Mackenzie is a PhD Candidate in History at the University of Missouri. She graduated summa cum laude with a B.A. in History & Italian from Providence College and earned her M.A. in History from University of Missouri. Mackenzie’s research focuses broadly on nineteenth-century reform movements, African American intellectual history, and American political culture. Her dissertation utilizes race as a lens to view the temperance movement, specifically tracing the evolution of Black Americans’ participation in the cause. Through carefully considering how ideas about alcohol, slavery, race, and citizenship intersected beginning in the Early Republic, Mackenzie demonstrates how teetotalism came to be seen as a legitimate way for Black reformers to assert their belonging and their own republican values—independence, religiosity, and civic responsibility—in the face of denigrating racial theories stemming from the proliferation of slavery. Thus, she argues that temperance was a reform that held a distinct transformative potential for Black men and women in the long nineteenth-century United States. 

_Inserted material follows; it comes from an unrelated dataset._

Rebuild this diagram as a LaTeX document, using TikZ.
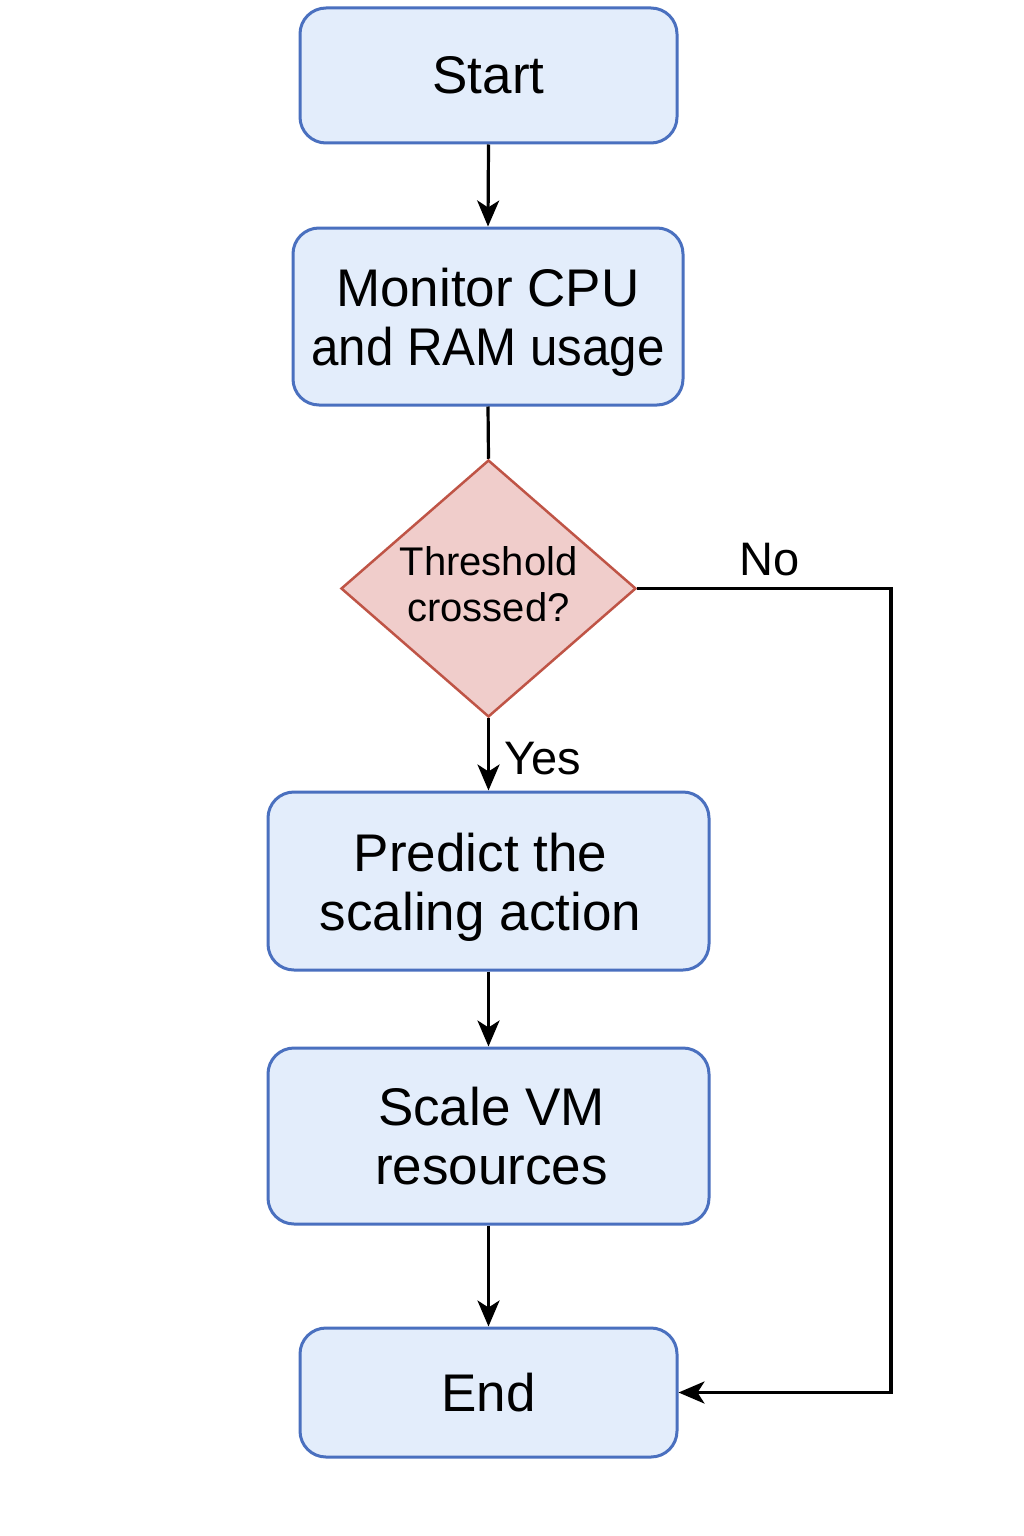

Her research has been supported by organizations such as the American Antiquarian Society, the New England Regional Fellowship Consortium, and the Kinder Institute on Constitutional Democracy. In addition to her personal scholarship, Mackenzie enjoys collaborating with her colleagues on scholarly, public-oriented projects, including the University of Missouri’s Haskell Monroe Collection website and a documentary film on the career of Senegalese artist Younousse Seye.